-- start of SOURCE DATA --

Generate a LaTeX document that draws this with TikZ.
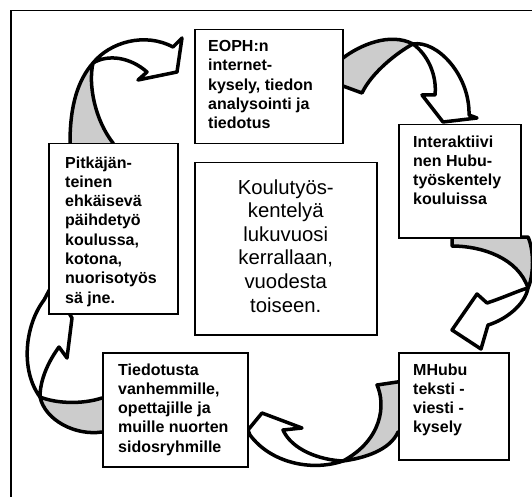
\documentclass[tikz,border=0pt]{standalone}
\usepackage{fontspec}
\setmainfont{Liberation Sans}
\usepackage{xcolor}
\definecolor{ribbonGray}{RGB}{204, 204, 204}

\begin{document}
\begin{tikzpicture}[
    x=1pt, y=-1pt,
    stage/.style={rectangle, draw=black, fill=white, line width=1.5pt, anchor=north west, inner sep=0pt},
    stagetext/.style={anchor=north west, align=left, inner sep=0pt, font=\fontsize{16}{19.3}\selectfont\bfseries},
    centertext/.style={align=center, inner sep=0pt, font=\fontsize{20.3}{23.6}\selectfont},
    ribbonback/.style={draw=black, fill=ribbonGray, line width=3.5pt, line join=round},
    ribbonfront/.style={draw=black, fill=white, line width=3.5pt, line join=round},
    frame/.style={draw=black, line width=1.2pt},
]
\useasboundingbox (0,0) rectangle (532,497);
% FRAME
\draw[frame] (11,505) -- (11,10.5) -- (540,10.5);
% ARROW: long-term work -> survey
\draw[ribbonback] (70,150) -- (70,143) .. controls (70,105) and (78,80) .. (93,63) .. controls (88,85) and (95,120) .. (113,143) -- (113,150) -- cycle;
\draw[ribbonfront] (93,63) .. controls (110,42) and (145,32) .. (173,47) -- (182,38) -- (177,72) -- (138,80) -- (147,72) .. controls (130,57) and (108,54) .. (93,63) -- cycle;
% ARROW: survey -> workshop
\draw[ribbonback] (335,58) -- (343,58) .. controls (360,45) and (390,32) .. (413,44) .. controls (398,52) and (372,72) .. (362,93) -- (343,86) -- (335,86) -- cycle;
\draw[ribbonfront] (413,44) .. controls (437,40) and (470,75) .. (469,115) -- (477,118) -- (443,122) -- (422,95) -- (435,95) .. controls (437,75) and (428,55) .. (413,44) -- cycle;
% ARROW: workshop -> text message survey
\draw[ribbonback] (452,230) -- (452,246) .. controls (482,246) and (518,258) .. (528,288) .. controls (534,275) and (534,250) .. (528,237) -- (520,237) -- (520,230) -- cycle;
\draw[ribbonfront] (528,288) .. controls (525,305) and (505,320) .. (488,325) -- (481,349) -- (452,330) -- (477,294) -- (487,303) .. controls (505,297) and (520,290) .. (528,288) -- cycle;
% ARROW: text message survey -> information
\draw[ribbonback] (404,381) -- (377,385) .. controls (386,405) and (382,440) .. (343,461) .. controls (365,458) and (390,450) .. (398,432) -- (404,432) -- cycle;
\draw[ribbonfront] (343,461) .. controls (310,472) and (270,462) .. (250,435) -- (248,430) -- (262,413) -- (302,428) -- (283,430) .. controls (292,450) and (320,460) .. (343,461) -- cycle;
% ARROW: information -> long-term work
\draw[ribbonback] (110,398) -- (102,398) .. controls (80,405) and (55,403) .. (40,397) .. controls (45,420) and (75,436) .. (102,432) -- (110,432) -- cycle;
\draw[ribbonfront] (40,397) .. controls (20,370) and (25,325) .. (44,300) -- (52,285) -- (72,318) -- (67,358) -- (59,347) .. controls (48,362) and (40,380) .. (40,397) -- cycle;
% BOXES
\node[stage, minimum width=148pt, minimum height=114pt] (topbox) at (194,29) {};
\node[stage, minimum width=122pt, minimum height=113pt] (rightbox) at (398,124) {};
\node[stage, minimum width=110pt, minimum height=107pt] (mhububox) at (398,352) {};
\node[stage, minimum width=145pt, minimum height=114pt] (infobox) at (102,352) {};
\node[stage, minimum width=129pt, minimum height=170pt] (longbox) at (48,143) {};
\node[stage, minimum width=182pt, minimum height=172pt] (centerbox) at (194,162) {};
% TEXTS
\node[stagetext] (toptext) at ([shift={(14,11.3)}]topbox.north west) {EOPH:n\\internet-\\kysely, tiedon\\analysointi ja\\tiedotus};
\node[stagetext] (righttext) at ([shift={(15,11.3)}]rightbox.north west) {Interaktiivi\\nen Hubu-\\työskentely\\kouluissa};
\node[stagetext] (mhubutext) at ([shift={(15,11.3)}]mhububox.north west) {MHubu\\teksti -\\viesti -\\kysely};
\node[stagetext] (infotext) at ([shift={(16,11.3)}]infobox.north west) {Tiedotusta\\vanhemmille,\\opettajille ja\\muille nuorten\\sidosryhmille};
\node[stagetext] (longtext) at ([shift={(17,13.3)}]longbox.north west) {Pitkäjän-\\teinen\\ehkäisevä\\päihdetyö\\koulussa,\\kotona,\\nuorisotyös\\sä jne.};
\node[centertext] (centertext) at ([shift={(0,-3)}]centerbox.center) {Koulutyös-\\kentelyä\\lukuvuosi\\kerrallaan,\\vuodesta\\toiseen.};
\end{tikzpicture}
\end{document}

-- end of SOURCE DATA --

▶ **WHAT IS EXPECTED**:
Restate the listing above word for word, and skip the pictures.

▶ **OUTPUT OF THE EXERCISE**:
Generate a LaTeX document that draws this with TikZ.
\documentclass[tikz,border=0pt]{standalone}
\usepackage{fontspec}
\setmainfont{Liberation Sans}
\usepackage{xcolor}
\definecolor{ribbonGray}{RGB}{204, 204, 204}

\begin{document}
\begin{tikzpicture}[
    x=1pt, y=-1pt,
    stage/.style={rectangle, draw=black, fill=white, line width=1.5pt, anchor=north west, inner sep=0pt},
    stagetext/.style={anchor=north west, align=left, inner sep=0pt, font=\fontsize{16}{19.3}\selectfont\bfseries},
    centertext/.style={align=center, inner sep=0pt, font=\fontsize{20.3}{23.6}\selectfont},
    ribbonback/.style={draw=black, fill=ribbonGray, line width=3.5pt, line join=round},
    ribbonfront/.style={draw=black, fill=white, line width=3.5pt, line join=round},
    frame/.style={draw=black, line width=1.2pt},
]
\useasboundingbox (0,0) rectangle (532,497);
% FRAME
\draw[frame] (11,505) -- (11,10.5) -- (540,10.5);
% ARROW: long-term work -> survey
\draw[ribbonback] (70,150) -- (70,143) .. controls (70,105) and (78,80) .. (93,63) .. controls (88,85) and (95,120) .. (113,143) -- (113,150) -- cycle;
\draw[ribbonfront] (93,63) .. controls (110,42) and (145,32) .. (173,47) -- (182,38) -- (177,72) -- (138,80) -- (147,72) .. controls (130,57) and (108,54) .. (93,63) -- cycle;
% ARROW: survey -> workshop
\draw[ribbonback] (335,58) -- (343,58) .. controls (360,45) and (390,32) .. (413,44) .. controls (398,52) and (372,72) .. (362,93) -- (343,86) -- (335,86) -- cycle;
\draw[ribbonfront] (413,44) .. controls (437,40) and (470,75) .. (469,115) -- (477,118) -- (443,122) -- (422,95) -- (435,95) .. controls (437,75) and (428,55) .. (413,44) -- cycle;
% ARROW: workshop -> text message survey
\draw[ribbonback] (452,230) -- (452,246) .. controls (482,246) and (518,258) .. (528,288) .. controls (534,275) and (534,250) .. (528,237) -- (520,237) -- (520,230) -- cycle;
\draw[ribbonfront] (528,288) .. controls (525,305) and (505,320) .. (488,325) -- (481,349) -- (452,330) -- (477,294) -- (487,303) .. controls (505,297) and (520,290) .. (528,288) -- cycle;
% ARROW: text message survey -> information
\draw[ribbonback] (404,381) -- (377,385) .. controls (386,405) and (382,440) .. (343,461) .. controls (365,458) and (390,450) .. (398,432) -- (404,432) -- cycle;
\draw[ribbonfront] (343,461) .. controls (310,472) and (270,462) .. (250,435) -- (248,430) -- (262,413) -- (302,428) -- (283,430) .. controls (292,450) and (320,460) .. (343,461) -- cycle;
% ARROW: information -> long-term work
\draw[ribbonback] (110,398) -- (102,398) .. controls (80,405) and (55,403) .. (40,397) .. controls (45,420) and (75,436) .. (102,432) -- (110,432) -- cycle;
\draw[ribbonfront] (40,397) .. controls (20,370) and (25,325) .. (44,300) -- (52,285) -- (72,318) -- (67,358) -- (59,347) .. controls (48,362) and (40,380) .. (40,397) -- cycle;
% BOXES
\node[stage, minimum width=148pt, minimum height=114pt] (topbox) at (194,29) {};
\node[stage, minimum width=122pt, minimum height=113pt] (rightbox) at (398,124) {};
\node[stage, minimum width=110pt, minimum height=107pt] (mhububox) at (398,352) {};
\node[stage, minimum width=145pt, minimum height=114pt] (infobox) at (102,352) {};
\node[stage, minimum width=129pt, minimum height=170pt] (longbox) at (48,143) {};
\node[stage, minimum width=182pt, minimum height=172pt] (centerbox) at (194,162) {};
% TEXTS
\node[stagetext] (toptext) at ([shift={(14,11.3)}]topbox.north west) {EOPH:n\\internet-\\kysely, tiedon\\analysointi ja\\tiedotus};
\node[stagetext] (righttext) at ([shift={(15,11.3)}]rightbox.north west) {Interaktiivi\\nen Hubu-\\työskentely\\kouluissa};
\node[stagetext] (mhubutext) at ([shift={(15,11.3)}]mhububox.north west) {MHubu\\teksti -\\viesti -\\kysely};
\node[stagetext] (infotext) at ([shift={(16,11.3)}]infobox.north west) {Tiedotusta\\vanhemmille,\\opettajille ja\\muille nuorten\\sidosryhmille};
\node[stagetext] (longtext) at ([shift={(17,13.3)}]longbox.north west) {Pitkäjän-\\teinen\\ehkäisevä\\päihdetyö\\koulussa,\\kotona,\\nuorisotyös\\sä jne.};
\node[centertext] (centertext) at ([shift={(0,-3)}]centerbox.center) {Koulutyös-\\kentelyä\\lukuvuosi\\kerrallaan,\\vuodesta\\toiseen.};
\end{tikzpicture}
\end{document}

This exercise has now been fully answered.